Table IV illustrates the results of using different approaches for each dataset, separately. In Table IV(e), the MSCOCO results being a single modality dataset, SIFT performs relatively better but there are cases where the algorithm could not find homography due to insufficient pairs. Google earth in (c) also has RGB image pairs but from different seasons. The SIFT algorithm is still able to pick enough salient features, therefore, the performance is still reasonable. (d) Google maps, (a) SkyData and (b) VEDAI have pairs of significant modality difference. Deep-learning-based approaches were able to perform registration often with a high number of outliers. Our approach was able to perform registration on both single and multimodal image pairs, specifically, we were able to keep the max error minimum as opposed to LK-based approaches.

SECTION V.

Conclusion and Discussion

In this article, we introduce a novel image alignment algorithm that we call VisIRNet. VisIRNet has two branches and does not have any stage to compute keypoints. Our experimental results show that our proposed algorithm performs state-of-the-art results when it is compared to the LK-based deep approaches.

Our method’s main advantages can be listed as follows.

1. Number of iterations during inference: The above-mentioned LK-based methods (after the training stage), also iterate a number of times during the inference stage, and at each iteration, they try to minimize the loss. However, those methods are not guaranteed to converge to the optimal solution and often number of iterations, chosen as a hyperparameter, is an arbitrary number during the inference stage. Such iterative approaches introduce uncertainty for the processing time, as convergence can happen after the first iteration in some situations and after the last iteration in other situations during inference. Such uncertainty also affects the real-time processing of images, as they can introduce varying frame-per-second values. Our method uses a single pass during inference to make it more applicable to real-time applications.

2. Dependence on the initial H estimate: In addition to the above-mentioned difference, the LK-based algorithms require an initial estimate of the homography matrix and the performance (and number of iterations required for convergence) directly depend on the initial estimate of H and, therefore, it is typically given as input (hyperparameter). While we also have initialization of the weights in our architecture, we do not need an initial estimate of the homography matrix within the architecture as input.

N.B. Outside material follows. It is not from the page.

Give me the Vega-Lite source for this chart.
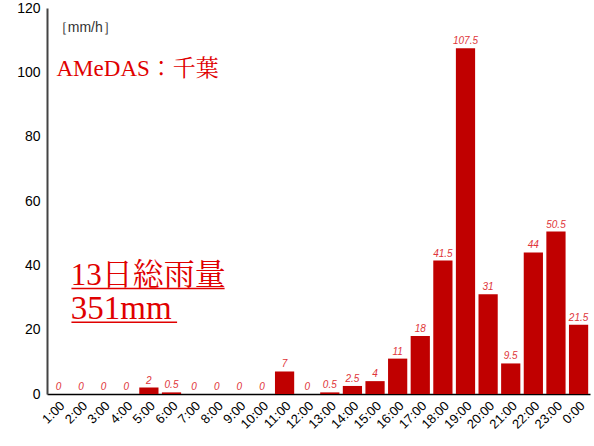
{
  "$schema": "https://vega.github.io/schema/vega-lite/v6.json",
  "width": 543,
  "height": 386,
  "autosize": {"type": "none"},
  "padding": {"left": 47, "top": 8, "right": 4, "bottom": 52},
  "background": "white",
  "config": {"view": {"stroke": null}, "font": "Liberation Sans"},
  "datasets": {
    "notes": [
      {"label": "［mm/h］", "kind": "unit", "px": 0.3, "py": 112.5, "size": 14, "color": "#333"},
      {"label": "AMeDAS：千葉", "kind": "red", "px": 0.42, "py": 99, "size": 23, "color": "#e00000"},
      {"label": "13日総雨量", "kind": "red", "px": 1.05, "py": 33.8, "size": 31, "color": "#e00000"},
      {"label": "351mm", "kind": "red", "px": 1.05, "py": 23.3, "size": 33, "color": "#e00000"}
    ]
  },
  "layer": [
    {
      "data": {
        "values": [
          {"hour": "1:00", "rain": 0},
          {"hour": "2:00", "rain": 0},
          {"hour": "3:00", "rain": 0},
          {"hour": "4:00", "rain": 0},
          {"hour": "5:00", "rain": 2},
          {"hour": "6:00", "rain": 0.5},
          {"hour": "7:00", "rain": 0},
          {"hour": "8:00", "rain": 0},
          {"hour": "9:00", "rain": 0},
          {"hour": "10:00", "rain": 0},
          {"hour": "11:00", "rain": 7},
          {"hour": "12:00", "rain": 0},
          {"hour": "13:00", "rain": 0.5},
          {"hour": "14:00", "rain": 2.5},
          {"hour": "15:00", "rain": 4},
          {"hour": "16:00", "rain": 11},
          {"hour": "17:00", "rain": 18},
          {"hour": "18:00", "rain": 41.5},
          {"hour": "19:00", "rain": 107.5},
          {"hour": "20:00", "rain": 31},
          {"hour": "21:00", "rain": 9.5},
          {"hour": "22:00", "rain": 44},
          {"hour": "23:00", "rain": 50.5},
          {"hour": "0:00", "rain": 21.5}
        ]
      },
      "encoding": {
        "x": {
          "field": "hour",
          "type": "ordinal",
          "sort": null,
          "scale": {"paddingInner": 0.15, "paddingOuter": 0.08},
          "axis": {
            "title": null,
            "labelAngle": -45,
            "labelFontSize": 13,
            "labelColor": "#000",
            "labelPadding": 5,
            "ticks": false,
            "domainColor": "#000",
            "domainWidth": 1.5
          }
        },
        "y": {
          "field": "rain",
          "type": "quantitative",
          "scale": {"domain": [0, 120], "nice": false},
          "axis": {
            "title": null,
            "values": [0, 20, 40, 60, 80, 100, 120],
            "grid": false,
            "ticks": false,
            "labelFontSize": 14,
            "labelColor": "#000",
            "labelPadding": 7,
            "domainColor": "#444",
            "domainWidth": 2
          }
        }
      },
      "layer": [
        {"mark": {"type": "bar", "color": "#c00000"}},
        {
          "mark": {
            "type": "text",
            "dy": -7,
            "fontSize": 10,
            "fontStyle": "italic",
            "color": "#e0353a"
          },
          "encoding": {"text": {"field": "rain", "type": "nominal"}}
        }
      ]
    },
    {
      "data": {"name": "notes"},
      "transform": [{"filter": "datum.kind == 'unit'"}],
      "mark": {"type": "text", "align": "left", "baseline": "alphabetic", "font": "Liberation Sans"},
      "encoding": {
        "x": {"field": "px", "type": "quantitative", "scale": {"domain": [0, 24]}, "axis": null},
        "y": {"field": "py", "type": "quantitative"},
        "text": {"field": "label"},
        "size": {"field": "size", "type": "quantitative", "scale": null},
        "color": {"field": "color", "type": "nominal", "scale": null}
      }
    },
    {
      "data": {"name": "notes"},
      "transform": [{"filter": "datum.kind == 'red'"}],
      "mark": {"type": "text", "align": "left", "baseline": "alphabetic", "font": "Liberation Serif, Noto Serif CJK JP, Noto Sans CJK JP"},
      "encoding": {
        "x": {"field": "px", "type": "quantitative", "scale": {"domain": [0, 24]}, "axis": null},
        "y": {"field": "py", "type": "quantitative"},
        "text": {"field": "label"},
        "size": {"field": "size", "type": "quantitative", "scale": null},
        "color": {"field": "color", "type": "nominal", "scale": null}
      }
    },
    {
      "data": {
        "values": [
          {"x1": 1.08, "x2": 7.85, "uy": 32.8},
          {"x1": 1.08, "x2": 5.75, "uy": 22.3}
        ]
      },
      "mark": {"type": "rule", "color": "#e00000", "strokeWidth": 1.5},
      "encoding": {
        "x": {"field": "x1", "type": "quantitative", "scale": {"domain": [0, 24]}, "axis": null},
        "x2": {"field": "x2"},
        "y": {"field": "uy", "type": "quantitative"}
      }
    }
  ],
  "resolve": {"scale": {"x": "independent"}}
}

Image alignment on image pairs taken by different onboard cameras on UAVs is a challenging and important topic for various applications. When the images to be aligned are acquired by different modalities, the classic approaches, such as SIFT and RANSAC combination, can yield insufficient results. Deep-learning techniques can be more reliable in such situations as our results demonstrate. LK-based deep techniques have recently shown promise, however, we demonstrate with our approach (VisIRNet) that without designing any LK-based block, and by focusing only on the four corner points, we can sufficiently train deep architectures for image alignment.

ACKNOWLEDGMENT

This article has been produced benefiting from the 2232 International Fellowship for Outstanding Researchers Program of TUBITAK (Project No: 118C356). However, the entire responsibility of the article belongs to the owner of the article.